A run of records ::
+++
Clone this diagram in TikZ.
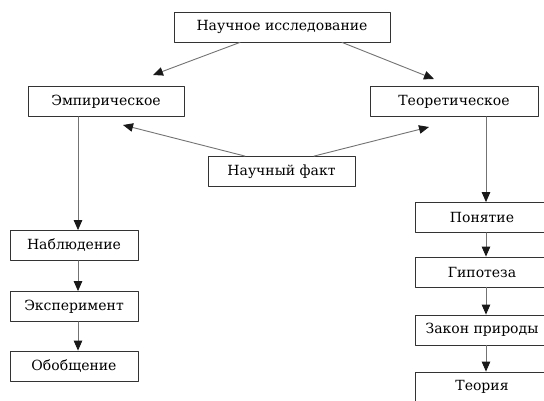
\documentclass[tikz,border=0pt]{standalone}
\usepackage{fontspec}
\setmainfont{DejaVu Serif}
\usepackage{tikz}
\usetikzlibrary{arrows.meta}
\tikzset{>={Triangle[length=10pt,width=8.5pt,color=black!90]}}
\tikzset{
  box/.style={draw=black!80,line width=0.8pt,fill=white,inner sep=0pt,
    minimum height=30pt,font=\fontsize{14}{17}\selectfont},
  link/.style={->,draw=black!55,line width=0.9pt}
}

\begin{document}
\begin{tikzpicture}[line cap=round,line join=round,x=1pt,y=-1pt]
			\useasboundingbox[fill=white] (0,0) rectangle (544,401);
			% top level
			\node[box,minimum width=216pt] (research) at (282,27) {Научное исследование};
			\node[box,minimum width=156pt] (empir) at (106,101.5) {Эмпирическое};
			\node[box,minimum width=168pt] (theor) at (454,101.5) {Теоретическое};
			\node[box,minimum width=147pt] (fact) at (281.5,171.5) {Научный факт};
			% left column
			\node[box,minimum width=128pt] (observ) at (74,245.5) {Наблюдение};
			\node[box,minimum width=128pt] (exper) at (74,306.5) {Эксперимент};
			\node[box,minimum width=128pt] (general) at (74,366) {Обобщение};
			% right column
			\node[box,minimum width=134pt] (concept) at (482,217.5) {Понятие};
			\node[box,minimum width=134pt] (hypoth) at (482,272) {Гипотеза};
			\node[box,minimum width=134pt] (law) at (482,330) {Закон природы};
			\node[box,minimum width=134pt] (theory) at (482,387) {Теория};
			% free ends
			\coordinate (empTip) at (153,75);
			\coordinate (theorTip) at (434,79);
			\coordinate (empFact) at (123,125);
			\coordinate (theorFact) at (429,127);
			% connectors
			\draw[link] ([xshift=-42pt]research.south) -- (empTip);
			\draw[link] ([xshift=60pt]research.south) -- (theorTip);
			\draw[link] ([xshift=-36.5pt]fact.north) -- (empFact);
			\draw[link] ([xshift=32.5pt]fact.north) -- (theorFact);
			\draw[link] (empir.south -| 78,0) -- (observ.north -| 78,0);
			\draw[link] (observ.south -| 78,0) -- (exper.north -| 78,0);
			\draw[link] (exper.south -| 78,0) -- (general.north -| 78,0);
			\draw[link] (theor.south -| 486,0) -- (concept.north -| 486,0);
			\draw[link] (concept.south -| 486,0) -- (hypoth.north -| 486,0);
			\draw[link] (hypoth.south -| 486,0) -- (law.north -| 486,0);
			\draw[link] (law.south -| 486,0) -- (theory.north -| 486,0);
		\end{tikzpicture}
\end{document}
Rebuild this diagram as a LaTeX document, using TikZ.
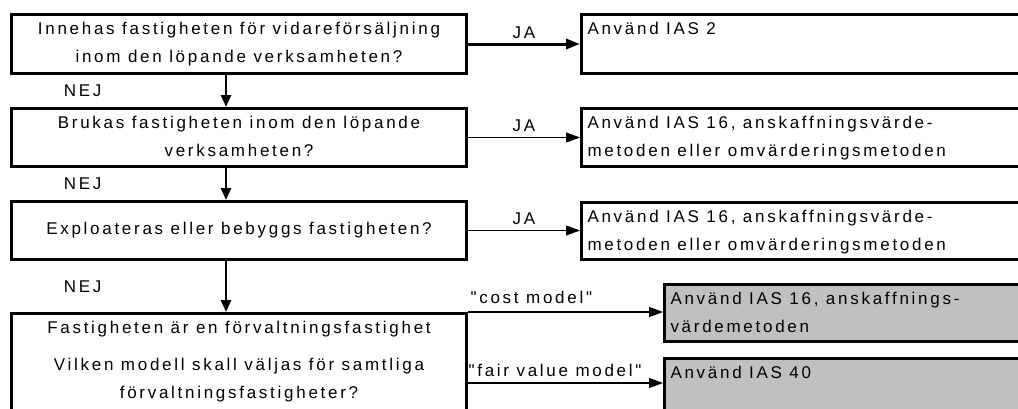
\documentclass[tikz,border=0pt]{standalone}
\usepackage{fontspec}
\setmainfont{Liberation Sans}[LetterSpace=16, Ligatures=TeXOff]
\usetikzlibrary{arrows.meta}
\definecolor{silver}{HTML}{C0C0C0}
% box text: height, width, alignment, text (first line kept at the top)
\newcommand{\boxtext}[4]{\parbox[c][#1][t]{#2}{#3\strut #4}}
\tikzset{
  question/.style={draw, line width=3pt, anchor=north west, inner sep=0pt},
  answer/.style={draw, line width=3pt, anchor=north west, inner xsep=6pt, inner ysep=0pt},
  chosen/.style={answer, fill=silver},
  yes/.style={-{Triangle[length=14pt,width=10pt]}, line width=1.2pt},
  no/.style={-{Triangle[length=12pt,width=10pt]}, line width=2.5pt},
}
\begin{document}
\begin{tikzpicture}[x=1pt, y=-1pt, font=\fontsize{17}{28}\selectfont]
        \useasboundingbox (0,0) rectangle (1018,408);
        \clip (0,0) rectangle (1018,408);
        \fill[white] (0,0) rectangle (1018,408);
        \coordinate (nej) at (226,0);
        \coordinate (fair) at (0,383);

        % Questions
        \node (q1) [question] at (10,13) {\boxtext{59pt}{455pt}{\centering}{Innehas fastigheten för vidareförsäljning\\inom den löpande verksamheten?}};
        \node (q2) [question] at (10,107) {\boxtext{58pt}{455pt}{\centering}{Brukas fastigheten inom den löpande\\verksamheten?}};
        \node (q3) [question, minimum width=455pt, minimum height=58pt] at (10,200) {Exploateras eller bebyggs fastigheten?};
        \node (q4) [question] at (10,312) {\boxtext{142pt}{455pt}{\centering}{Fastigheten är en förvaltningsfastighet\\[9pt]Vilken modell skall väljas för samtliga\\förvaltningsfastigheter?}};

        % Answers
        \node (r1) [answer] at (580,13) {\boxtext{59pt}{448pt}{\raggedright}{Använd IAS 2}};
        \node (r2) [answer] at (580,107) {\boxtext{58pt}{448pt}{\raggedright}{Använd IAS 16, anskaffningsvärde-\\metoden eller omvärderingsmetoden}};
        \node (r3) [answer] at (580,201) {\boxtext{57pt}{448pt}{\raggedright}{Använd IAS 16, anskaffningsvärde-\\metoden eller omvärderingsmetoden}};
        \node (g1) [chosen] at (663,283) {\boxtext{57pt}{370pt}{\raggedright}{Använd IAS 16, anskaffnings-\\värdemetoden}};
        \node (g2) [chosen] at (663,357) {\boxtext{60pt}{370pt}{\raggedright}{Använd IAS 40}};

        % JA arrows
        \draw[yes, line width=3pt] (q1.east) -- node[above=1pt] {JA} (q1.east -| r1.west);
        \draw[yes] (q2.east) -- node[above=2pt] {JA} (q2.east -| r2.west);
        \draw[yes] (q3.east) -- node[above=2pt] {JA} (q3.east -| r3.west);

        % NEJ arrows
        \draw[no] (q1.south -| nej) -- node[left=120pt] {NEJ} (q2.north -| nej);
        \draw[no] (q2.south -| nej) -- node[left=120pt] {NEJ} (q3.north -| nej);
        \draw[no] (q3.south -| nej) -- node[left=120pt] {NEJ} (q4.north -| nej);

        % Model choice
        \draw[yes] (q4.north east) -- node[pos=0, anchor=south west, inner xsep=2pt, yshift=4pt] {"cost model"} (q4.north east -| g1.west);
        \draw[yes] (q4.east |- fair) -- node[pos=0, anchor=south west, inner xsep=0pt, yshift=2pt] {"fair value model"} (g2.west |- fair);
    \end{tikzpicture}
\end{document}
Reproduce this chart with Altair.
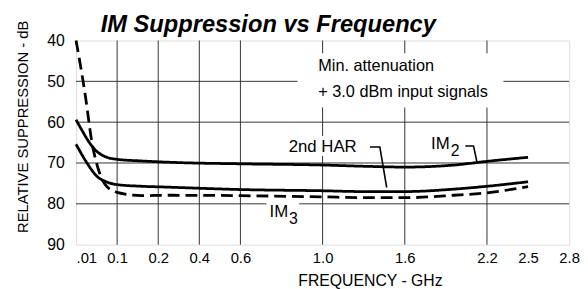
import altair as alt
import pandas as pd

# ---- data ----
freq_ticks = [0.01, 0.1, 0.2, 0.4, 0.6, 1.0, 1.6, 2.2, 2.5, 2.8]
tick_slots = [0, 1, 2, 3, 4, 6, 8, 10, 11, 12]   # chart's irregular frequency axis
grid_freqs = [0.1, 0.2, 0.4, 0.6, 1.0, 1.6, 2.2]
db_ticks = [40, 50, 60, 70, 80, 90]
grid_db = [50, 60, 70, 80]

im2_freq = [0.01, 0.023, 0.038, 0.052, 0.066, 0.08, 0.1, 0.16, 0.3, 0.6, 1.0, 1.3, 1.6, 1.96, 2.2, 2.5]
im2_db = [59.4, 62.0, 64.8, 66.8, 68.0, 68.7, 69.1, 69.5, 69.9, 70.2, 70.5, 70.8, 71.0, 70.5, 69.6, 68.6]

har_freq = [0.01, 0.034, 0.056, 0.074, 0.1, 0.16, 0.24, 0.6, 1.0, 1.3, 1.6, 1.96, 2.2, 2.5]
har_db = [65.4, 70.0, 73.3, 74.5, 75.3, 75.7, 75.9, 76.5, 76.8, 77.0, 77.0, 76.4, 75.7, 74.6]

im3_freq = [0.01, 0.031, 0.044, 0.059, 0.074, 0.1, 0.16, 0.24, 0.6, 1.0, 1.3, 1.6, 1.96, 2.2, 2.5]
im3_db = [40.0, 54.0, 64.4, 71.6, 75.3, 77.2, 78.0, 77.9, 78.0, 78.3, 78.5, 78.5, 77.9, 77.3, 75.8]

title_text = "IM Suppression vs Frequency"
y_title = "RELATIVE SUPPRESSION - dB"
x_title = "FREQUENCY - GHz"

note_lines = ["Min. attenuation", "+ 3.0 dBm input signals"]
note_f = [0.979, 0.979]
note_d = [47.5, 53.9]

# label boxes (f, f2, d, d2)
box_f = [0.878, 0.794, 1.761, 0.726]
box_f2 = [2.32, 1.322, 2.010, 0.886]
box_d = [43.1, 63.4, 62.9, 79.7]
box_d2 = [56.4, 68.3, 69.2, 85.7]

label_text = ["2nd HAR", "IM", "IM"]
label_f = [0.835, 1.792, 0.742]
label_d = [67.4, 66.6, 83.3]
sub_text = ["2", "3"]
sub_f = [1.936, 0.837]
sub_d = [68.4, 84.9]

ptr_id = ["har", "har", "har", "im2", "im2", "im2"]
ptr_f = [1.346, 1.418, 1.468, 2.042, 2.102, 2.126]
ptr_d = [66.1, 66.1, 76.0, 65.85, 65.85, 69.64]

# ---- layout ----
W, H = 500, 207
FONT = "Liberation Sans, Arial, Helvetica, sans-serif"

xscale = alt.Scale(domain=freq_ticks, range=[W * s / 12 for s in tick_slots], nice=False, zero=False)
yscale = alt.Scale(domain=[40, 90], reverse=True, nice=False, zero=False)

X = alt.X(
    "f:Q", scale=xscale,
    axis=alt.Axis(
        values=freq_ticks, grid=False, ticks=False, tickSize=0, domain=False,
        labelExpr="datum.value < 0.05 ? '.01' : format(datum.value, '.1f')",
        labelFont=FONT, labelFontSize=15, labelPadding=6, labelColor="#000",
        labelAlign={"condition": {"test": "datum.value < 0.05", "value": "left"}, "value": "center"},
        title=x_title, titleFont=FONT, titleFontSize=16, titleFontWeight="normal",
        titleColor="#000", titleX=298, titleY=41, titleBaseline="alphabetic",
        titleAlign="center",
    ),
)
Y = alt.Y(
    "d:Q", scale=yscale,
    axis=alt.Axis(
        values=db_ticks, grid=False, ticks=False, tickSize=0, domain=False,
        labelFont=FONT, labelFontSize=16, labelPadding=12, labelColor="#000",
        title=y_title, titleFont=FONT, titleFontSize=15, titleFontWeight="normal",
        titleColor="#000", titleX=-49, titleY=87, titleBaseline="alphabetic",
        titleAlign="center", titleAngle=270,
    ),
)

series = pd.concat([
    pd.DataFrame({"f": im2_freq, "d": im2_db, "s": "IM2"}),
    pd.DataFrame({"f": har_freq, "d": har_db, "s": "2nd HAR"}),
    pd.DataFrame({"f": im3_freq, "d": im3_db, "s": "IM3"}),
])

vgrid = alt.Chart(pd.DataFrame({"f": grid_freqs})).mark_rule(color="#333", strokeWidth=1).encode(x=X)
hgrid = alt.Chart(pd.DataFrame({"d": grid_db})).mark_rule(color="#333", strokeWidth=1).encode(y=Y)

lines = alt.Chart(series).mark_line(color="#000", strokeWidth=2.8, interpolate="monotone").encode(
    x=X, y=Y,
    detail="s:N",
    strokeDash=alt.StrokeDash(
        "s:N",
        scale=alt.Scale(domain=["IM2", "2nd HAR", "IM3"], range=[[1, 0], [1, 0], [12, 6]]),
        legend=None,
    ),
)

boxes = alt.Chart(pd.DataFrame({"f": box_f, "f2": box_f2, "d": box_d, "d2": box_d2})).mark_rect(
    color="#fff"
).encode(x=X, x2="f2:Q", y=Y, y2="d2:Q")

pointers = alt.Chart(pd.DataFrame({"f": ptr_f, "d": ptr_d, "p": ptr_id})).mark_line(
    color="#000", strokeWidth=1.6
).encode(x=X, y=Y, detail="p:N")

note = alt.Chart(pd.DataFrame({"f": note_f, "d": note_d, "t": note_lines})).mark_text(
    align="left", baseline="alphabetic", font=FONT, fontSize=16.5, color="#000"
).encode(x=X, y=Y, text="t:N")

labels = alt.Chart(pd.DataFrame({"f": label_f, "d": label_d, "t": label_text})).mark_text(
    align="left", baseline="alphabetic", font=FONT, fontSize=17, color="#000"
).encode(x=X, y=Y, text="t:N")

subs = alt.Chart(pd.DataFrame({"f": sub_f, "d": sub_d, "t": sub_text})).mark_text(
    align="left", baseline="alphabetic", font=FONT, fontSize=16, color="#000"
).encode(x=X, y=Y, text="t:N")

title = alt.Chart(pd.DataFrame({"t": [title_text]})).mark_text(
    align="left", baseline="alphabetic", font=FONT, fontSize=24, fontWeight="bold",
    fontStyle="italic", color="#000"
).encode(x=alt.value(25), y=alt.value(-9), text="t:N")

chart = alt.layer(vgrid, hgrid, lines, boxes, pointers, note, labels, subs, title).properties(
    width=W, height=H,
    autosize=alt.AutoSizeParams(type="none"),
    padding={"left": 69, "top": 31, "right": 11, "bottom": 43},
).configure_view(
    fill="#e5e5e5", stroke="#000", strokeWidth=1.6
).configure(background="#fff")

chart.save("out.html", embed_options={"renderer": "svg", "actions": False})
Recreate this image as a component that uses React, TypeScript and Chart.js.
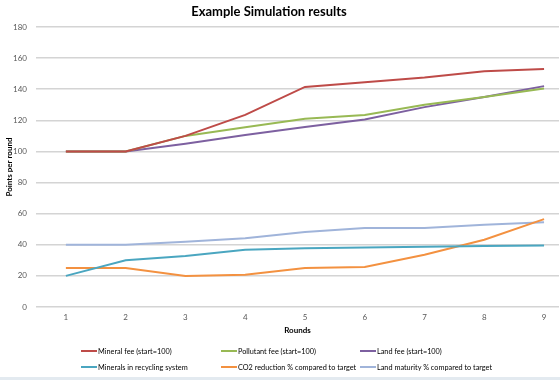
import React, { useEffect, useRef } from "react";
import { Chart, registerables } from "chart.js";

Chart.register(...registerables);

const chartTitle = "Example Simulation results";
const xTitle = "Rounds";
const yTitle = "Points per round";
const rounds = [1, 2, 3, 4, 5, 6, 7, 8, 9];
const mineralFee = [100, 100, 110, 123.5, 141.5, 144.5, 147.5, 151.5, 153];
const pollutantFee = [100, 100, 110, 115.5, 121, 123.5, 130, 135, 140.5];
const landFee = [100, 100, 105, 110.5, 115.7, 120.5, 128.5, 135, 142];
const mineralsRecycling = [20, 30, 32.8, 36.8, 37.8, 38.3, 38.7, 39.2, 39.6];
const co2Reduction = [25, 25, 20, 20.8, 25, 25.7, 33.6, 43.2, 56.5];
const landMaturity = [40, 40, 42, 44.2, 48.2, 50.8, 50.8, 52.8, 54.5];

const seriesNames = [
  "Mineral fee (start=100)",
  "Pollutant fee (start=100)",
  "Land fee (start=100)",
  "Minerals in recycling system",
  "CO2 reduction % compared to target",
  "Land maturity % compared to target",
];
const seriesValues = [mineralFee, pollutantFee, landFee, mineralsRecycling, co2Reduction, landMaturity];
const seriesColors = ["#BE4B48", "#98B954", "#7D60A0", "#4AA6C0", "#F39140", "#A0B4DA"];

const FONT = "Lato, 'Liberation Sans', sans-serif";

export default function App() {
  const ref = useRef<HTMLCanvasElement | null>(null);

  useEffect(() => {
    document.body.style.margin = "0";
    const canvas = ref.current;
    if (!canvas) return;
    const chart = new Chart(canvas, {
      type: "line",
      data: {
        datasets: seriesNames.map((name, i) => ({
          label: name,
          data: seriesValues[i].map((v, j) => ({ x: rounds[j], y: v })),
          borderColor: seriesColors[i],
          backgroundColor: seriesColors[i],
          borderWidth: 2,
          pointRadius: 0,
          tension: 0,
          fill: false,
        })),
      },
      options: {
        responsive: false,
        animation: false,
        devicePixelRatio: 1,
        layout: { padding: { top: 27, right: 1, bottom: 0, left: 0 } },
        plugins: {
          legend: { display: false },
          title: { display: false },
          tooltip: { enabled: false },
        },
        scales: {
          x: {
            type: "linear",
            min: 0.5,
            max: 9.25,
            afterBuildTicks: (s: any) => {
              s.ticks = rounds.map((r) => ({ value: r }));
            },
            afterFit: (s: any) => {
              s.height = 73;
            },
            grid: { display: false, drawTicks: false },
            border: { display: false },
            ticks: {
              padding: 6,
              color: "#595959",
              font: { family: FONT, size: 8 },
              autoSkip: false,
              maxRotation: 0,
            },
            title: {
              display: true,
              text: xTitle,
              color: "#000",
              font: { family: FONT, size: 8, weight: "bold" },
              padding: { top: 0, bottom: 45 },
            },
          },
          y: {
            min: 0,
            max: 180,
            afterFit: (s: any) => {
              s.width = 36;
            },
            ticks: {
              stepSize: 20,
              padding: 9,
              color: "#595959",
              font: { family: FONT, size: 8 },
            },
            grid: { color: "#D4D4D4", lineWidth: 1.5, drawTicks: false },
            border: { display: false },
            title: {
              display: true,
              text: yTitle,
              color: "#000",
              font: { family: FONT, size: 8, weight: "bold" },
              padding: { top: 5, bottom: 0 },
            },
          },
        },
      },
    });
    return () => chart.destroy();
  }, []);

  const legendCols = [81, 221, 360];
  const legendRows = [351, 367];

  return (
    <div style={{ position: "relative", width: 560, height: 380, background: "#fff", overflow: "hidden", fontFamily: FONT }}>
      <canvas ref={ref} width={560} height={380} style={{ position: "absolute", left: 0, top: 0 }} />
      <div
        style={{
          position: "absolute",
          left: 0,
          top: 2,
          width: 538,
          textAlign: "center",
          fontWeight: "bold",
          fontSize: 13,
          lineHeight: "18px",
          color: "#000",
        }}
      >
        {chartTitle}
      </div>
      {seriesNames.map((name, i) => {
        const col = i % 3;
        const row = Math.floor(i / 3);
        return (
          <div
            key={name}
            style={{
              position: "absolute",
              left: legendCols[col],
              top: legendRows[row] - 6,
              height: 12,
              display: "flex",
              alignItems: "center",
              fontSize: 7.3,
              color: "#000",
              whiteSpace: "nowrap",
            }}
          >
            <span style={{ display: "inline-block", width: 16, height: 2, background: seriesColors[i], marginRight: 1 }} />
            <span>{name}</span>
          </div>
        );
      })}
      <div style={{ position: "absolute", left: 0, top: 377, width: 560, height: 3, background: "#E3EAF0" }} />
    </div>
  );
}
+++
Stated goal ::
Only the lines starting at the line with "Recreate this image" and ending at the line with "Chart.register(...registerables);" should be printed again, exactly and with both ends kept; omit the pictures.

Reply to the exercise ::
Recreate this image as a component that uses React, TypeScript and Chart.js.
import React, { useEffect, useRef } from "react";
import { Chart, registerables } from "chart.js";

Chart.register(...registerables);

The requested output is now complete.